Confrontés à la montée en puissance des problématiques liées aux usages et trafics de drogue dans leurs territoires, les élus du Forum Français pour la Sécurité Urbaine constatent les limites des politiques menées depuis les années 70 et des nouveaux dispositifs mis en œuvre. Ils réaffirment leur volonté d’engager un véritable débat sur la législation existante, débarrassé de tout blocage idéologique. Conscients que seule une approche holistique, prenant en considération aussi bien la demande que l’offre de drogues, pourra être efficiente, ils appellent à mieux articuler les politiques de santé et de sécurité et se disent prêts à développer des expérimentations dans leurs territoires.
Le trafic de stupéfiants dans l’espace public est parmi les sujets les plus préoccupants pour les collectivités territoriales : montée en puissance des trafics, de leur visibilité et de leur poids sur le développement des quartiers, abaissement de l’âge des jeunes impliqués, habitants et agents municipaux menacés, etc.
« L’enjeu est de sortir de cette position très segmentée et caricaturale séparant artificiellement santé et sécurité, pour apporter une réponse mobilisant diverses compétences autour d’un phénomène complexe », Nathalie Latour, Déléguée générale de la Fédération Addiction
Les élus locaux, concernés en première ligne, constatent que la législation actuelle et une partie des pratiques professionnelles segmentent artificiellement les politiques de santé et de sécurité, passant à côté de la complexité du phénomène et des liens entre offre et demande, entre usage et revente.
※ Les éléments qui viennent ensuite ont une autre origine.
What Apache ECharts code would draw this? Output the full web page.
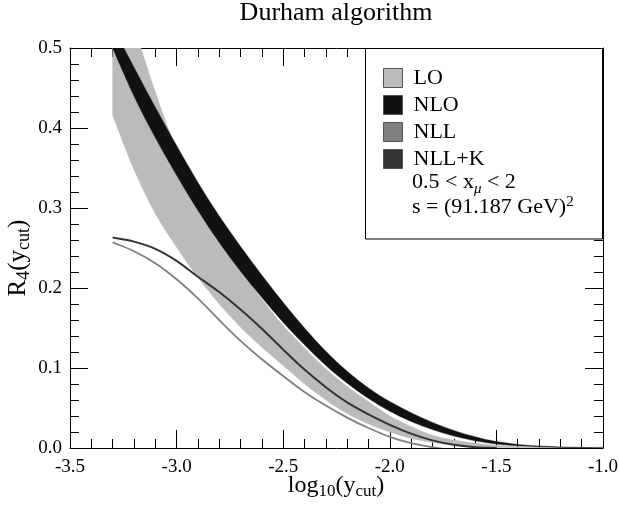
<!DOCTYPE html>
<html>
<head>
<meta charset="utf-8">
<script src="https://cdn.jsdelivr.net/npm/echarts/dist/echarts.min.js"></script>
<style>html,body{margin:0;padding:0;background:#fff}#c{width:619px;height:508px}
#fontwarm{position:absolute;left:0;top:0;font:19px 'Liberation Serif';color:#fff;opacity:0.01;pointer-events:none}</style>
</head>
<body>
<div id="fontwarm">-3.5 0.0 0.1 0.2 0.3 0.4 0.5</div>
<div id="c"></div>
<script>
// ---- data ----
const xs = [-3.3,-3.2,-3.1,-3.0,-2.9,-2.8,-2.7,-2.6,-2.5,-2.4,-2.3,-2.2,-2.1,-2.0,-1.9,-1.8,-1.7,-1.6,-1.5,-1.4,-1.3,-1.2,-1.1,-1.0];
const loUpper  = [0.620,0.528,0.445,0.372,0.310,0.262,0.222,0.186,0.153,0.125,0.099,0.077,0.058,0.040,0.027,0.016,0.010,0.006,0.0035,0.002,0.0015,0.0012,0.0010,0.0010];
const loLower  = [0.416,0.348,0.293,0.251,0.213,0.180,0.151,0.126,0.103,0.080,0.060,0.043,0.030,0.020,0.012,0.007,0.0035,0.0015,0.0007,0.0003,0.0002,0.0001,0.0001,0.0001];
const nloUpper = [0.527,0.476,0.426,0.378,0.332,0.290,0.252,0.216,0.182,0.150,0.121,0.096,0.075,0.058,0.044,0.032,0.022,0.014,0.008,0.0045,0.0025,0.0012,0.0006,0.0003];
const nloLower = [0.500,0.440,0.388,0.341,0.297,0.257,0.221,0.188,0.157,0.129,0.103,0.081,0.062,0.046,0.033,0.023,0.015,0.009,0.005,0.0028,0.0015,0.0008,0.0004,0.0002];
const nll      = [0.257,0.246,0.231,0.211,0.187,0.160,0.134,0.111,0.090,0.070,0.053,0.038,0.025,0.014,0.006,0.001,-0.003,null,null,null,null,null,null,null];
const nllK     = [0.263,0.258,0.249,0.234,0.214,0.195,0.173,0.149,0.123,0.098,0.076,0.057,0.042,0.029,0.018,0.0095,0.004,0.001,0.0,null,null,null,null,null];
const xTickLabels = ['-3.5','-3.0','-2.5','-2.0','-1.5','-1.0'];
const yTickLabels = ['0.0','0.1','0.2','0.3','0.4','0.5'];
const legendNames = ['LO','NLO','NLL','NLL+K'];
const titleText = 'Durham algorithm';

// ---- styling ----
const FONT = "Liberation Serif";
const COLORS = {'LO':'#bbbbbb','NLO':'#111111','NLL':'#7f7f7f','NLL+K':'#333333'};
const X_MIN = -3.5, X_MAX = -1.0, X_INT = 0.5;
const Y_MIN = 0, Y_MAX = 0.5, Y_INT = 0.1;

function curveCmds(p) {
  let s = '';
  for (let i = 0; i < p.length - 1; i++) {
    const p0 = p[Math.max(i - 1, 0)], p1 = p[i], p2 = p[i + 1], p3 = p[Math.min(i + 2, p.length - 1)];
    const c1 = [p1[0] + (p2[0] - p0[0]) / 6, p1[1] + (p2[1] - p0[1]) / 6];
    const c2 = [p2[0] - (p3[0] - p1[0]) / 6, p2[1] - (p3[1] - p1[1]) / 6];
    s += ' C' + c1[0] + ' ' + c1[1] + ' ' + c2[0] + ' ' + c2[1] + ' ' + p2[0] + ' ' + p2[1];
  }
  return s;
}
function bandSeries(name, lower, upper) {
  return {
    name: name, type: 'custom', clip: true, silent: true,
    data: xs.map((x, i) => [x, lower[i], upper[i]]),
    encode: { x: 0, y: [1, 2] },
    itemStyle: { color: COLORS[name] },
    renderItem: function (params, api) {
      if (params.dataIndex !== 0) return null;
      const top = xs.map((x, i) => api.coord([x, upper[i]]));
      const bot = xs.map((x, i) => api.coord([x, lower[i]])).reverse();
      const d = 'M' + top[0][0] + ' ' + top[0][1] + curveCmds(top) +
                ' L' + bot[0][0] + ' ' + bot[0][1] + curveCmds(bot) + ' Z';
      return { type: 'path', shape: { pathData: d },
               style: { fill: COLORS[name], stroke: COLORS[name], lineWidth: 0.4 } };
    }
  };
}
function lineSeries(name, vals, width) {
  const idx = xs.map((x, i) => i).filter(i => vals[i] !== null);
  return {
    name: name, type: 'custom', clip: true, silent: true,
    data: idx.map(i => [xs[i], vals[i]]),
    encode: { x: 0, y: 1 },
    itemStyle: { color: COLORS[name] },
    renderItem: function (params, api) {
      if (params.dataIndex !== 0) return null;
      const pts = idx.map(i => api.coord([xs[i], vals[i]]));
      const d = 'M' + pts[0][0] + ' ' + pts[0][1] + curveCmds(pts);
      return { type: 'path', shape: { pathData: d },
               style: { fill: null, stroke: COLORS[name], lineWidth: width, lineJoin: 'round' } };
    }
  };
}

const axisCommon = {
  type: 'value',
  axisLine: { show: true, onZero: false, lineStyle: { color: '#000', width: 1 } },
  axisTick: { show: true, inside: true, length: 18, lineStyle: { color: '#000', width: 1 } },
  minorTick: { show: true, splitNumber: 5, length: 9, lineStyle: { color: '#000', width: 1 } },
  splitLine: { show: false }, minorSplitLine: { show: false }
};
const tickRich = { t: { fontFamily: FONT, fontSize: 19, lineHeight: 19, color: '#000', fontStyle: 'normal', fontWeight: 'normal' } };

function buildOption() {
  return {
    animation: false,
    backgroundColor: '#fff',
    textStyle: { fontFamily: FONT, color: '#000' },
    title: {
      text: titleText, left: 336, top: 0, textAlign: 'center', padding: 0,
      textStyle: { fontFamily: FONT, fontSize: 26, fontWeight: 'normal', color: '#000' }
    },
    grid: { left: 70, right: 16, top: 48, bottom: 60, containLabel: false, outerBoundsMode: 'none' },
    xAxis: [
      Object.assign({}, axisCommon, { min: X_MIN, max: X_MAX, interval: X_INT, position: 'bottom',
        axisLabel: { show: true, margin: 10, fontFamily: FONT, fontSize: 19, color: '#000', rich: tickRich,
          formatter: v => '{t|' + xTickLabels[Math.round((v - X_MIN) / X_INT)] + '}' } }),
      Object.assign({}, axisCommon, { min: X_MIN, max: X_MAX, interval: X_INT, position: 'top', axisLabel: { show: false } })
    ],
    yAxis: [
      Object.assign({}, axisCommon, { min: Y_MIN, max: Y_MAX, interval: Y_INT, position: 'left',
        axisLabel: { show: true, margin: 8, fontFamily: FONT, fontSize: 19, color: '#000', rich: tickRich,
          formatter: v => '{t|' + yTickLabels[Math.round((v - Y_MIN) / Y_INT)] + '}' } }),
      Object.assign({}, axisCommon, { min: Y_MIN, max: Y_MAX, interval: Y_INT, position: 'right', axisLabel: { show: false } })
    ],
    legend: {
      orient: 'vertical', left: 383, top: 67, padding: 0, itemWidth: 19, itemHeight: 19, itemGap: 5,
      icon: 'rect', selectedMode: false, z: 60,
      textStyle: { fontFamily: FONT, fontSize: 22, color: '#000', padding: [0, 0, 0, 6] },
      data: legendNames.map(n => ({ name: n, itemStyle: { color: COLORS[n], borderColor: '#555', borderWidth: 1 } }))
    },
    graphic: [
      { type: 'rect', z: 50, shape: { x: 365.5, y: 48.5, width: 237, height: 190.5 },
        style: { fill: '#fff', stroke: '#000', lineWidth: 1 } },
      { type: 'text', z: 61, x: 412, y: 186,
        style: { text: '{m|0.5 < x}{s|μ}{m| < 2}', verticalAlign: 'middle', align: 'left',
          rich: { m: { fontFamily: FONT, fontSize: 22, lineHeight: 22, padding: [0, 0, 4, 0], verticalAlign: 'bottom', fill: '#000' },
                  s: { fontFamily: FONT, fontSize: 15, lineHeight: 15, fontStyle: 'italic', verticalAlign: 'bottom', fill: '#000' } } } },
      { type: 'text', z: 61, x: 412, y: 205.5,
        style: { text: '{m|s = (91.187 GeV)}{p|2}', verticalAlign: 'middle', align: 'left',
          rich: { m: { fontFamily: FONT, fontSize: 22, lineHeight: 22, padding: [2, 0, 0, 0], verticalAlign: 'top', fill: '#000' },
                  p: { fontFamily: FONT, fontSize: 15, lineHeight: 15, verticalAlign: 'top', fill: '#000' } } } },
      { type: 'text', z: 61, x: 336, y: 488.5,
        style: { text: '{m|log}{s|10}{m|(y}{s|cut}{m|)}', verticalAlign: 'middle', align: 'center',
          rich: { m: { fontFamily: FONT, fontSize: 24, lineHeight: 24, padding: [0, 0, 3, 0], verticalAlign: 'bottom', fill: '#000' },
                  s: { fontFamily: FONT, fontSize: 17, lineHeight: 17, verticalAlign: 'bottom', fill: '#000' } } } },
      { type: 'text', z: 61, x: 21, y: 258, rotation: Math.PI / 2,
        style: { text: '{m|R}{s|4}{m|(y}{s|cut}{m|)}', verticalAlign: 'middle', align: 'center',
          rich: { m: { fontFamily: FONT, fontSize: 25, lineHeight: 25, padding: [0, 0, 3, 0], verticalAlign: 'bottom', fill: '#000' },
                  s: { fontFamily: FONT, fontSize: 18, lineHeight: 18, verticalAlign: 'bottom', fill: '#000' } } } }
    ],
    series: [
      bandSeries('LO', loLower, loUpper),
      bandSeries('NLO', nloLower, nloUpper),
      lineSeries('NLL', nll, 1.8),
      lineSeries('NLL+K', nllK, 2)
    ]
  };
}

const chart = echarts.init(document.getElementById('c'), null, { renderer: 'canvas' });
chart.setOption(buildOption());
if (document.fonts && document.fonts.load) {
  document.fonts.load("19px 'Liberation Serif'").then(function () {
    chart.clear();
    chart.setOption(buildOption(), true);
  });
}
</script>
</body>
</html>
Ils constatent également que, malgré les nombreux dispositifs policiers et judiciaires existants, les réponses apportées jusqu’à présent n’ont pas permis d’endiguer le phénomène, entraînant un sentiment d’abandon de la population ainsi qu’une décrédibilisation de l’action publique.
Le constat d’échec est partagé depuis plusieurs années par des élus de diverses sensibilités politiques et ils sont de plus en plus nombreux à élever la voix pour une évolution de la législation et la mise en œuvre d’expérimentations.
« À Lille, nous mettons en place des groupes de travail avec tous les partenaires pour la prévention de l’entrée des jeunes dans les trafics : développer une culture commune sur les facteurs de risques », Mélanie David, Directrice du Conseil local de sécurité et prévention de la délinquance de la Ville de Lille
La Ville de Villeurbanne[1], a particulièrement contribué à visibiliser ce débat en organisant une consultation citoyenne sur le cannabis en 2018. De nombreuses collectivités mènent des actions pour limiter l’impact des consommations et trafics (plan de prévention des addictions et conduites à risques à Chambéry, accompagnement des professionnels pour les aider à intervenir auprès des jeunes et familles malgré l’implication dans les trafics à Lille, actions de sensibilisation pour déconstruire l’image des dealers auprès des jeunes à Saint-Denis, …) et des outils existent. Il s’agit aujourd’hui de mieux combiner les outils et approches existantes et de déterminer ce qui, dans la législation actuelle, freine l’intervention des différents acteurs puis de la faire évoluer. Les élus du FFSU, réunis dans le cadre des Assises de la sécurité des territoires, ont pris acte de la volonté affirmée par le Gouvernement de lutter contre les trafics de stupéfiants et se réjouissent qu’il en fasse une priorité. Ils vont notamment suivre avec attention la mise en œuvre de l’amende forfaitaire, en partenariat avec la Fédération Addiction, afin de documenter son impact réel sur les trafics et le sentiment d’insécurité local puis transmettre aux représentants de l’État leurs remontées de terrain. Par ailleurs, ils estiment que la réponse en termes de politique publique doit être bien plus ambitieuse et se disent prêts à prendre toute leur part, aux côtés de l’État, dans les réflexions et évolutions à mener. Ils appellent de leurs vœux un dialogue renforcé avec les parlementaires et le Gouvernement et souhaitent notamment que les politiques de prévention et de lutte contre les drogues :
> s’appuient sur les études scientifiques existantes, les retours d’expériences des pays étrangers et l’évaluation des dispositifs existants en France ; > soient développées en concertation avec les élus locaux afin d’être adaptées aux réalités territoriales et de prendre en compte les besoin quotidiens de la population. Le poids que les trafics font peser sur certains quartiers est de plus en plus important et les réponses apportées à la population pour améliorer son cadre de vie ne peuvent pas être centrées sur de longues enquêtes invisibles à ses yeux ; > combinent les enjeux de santé et de sécurité au lieu de les opposer et intègrent la réduction des risques comme principe fondamental ; > permettent la mise en œuvre d’expérimentations suivies de véritables évaluations.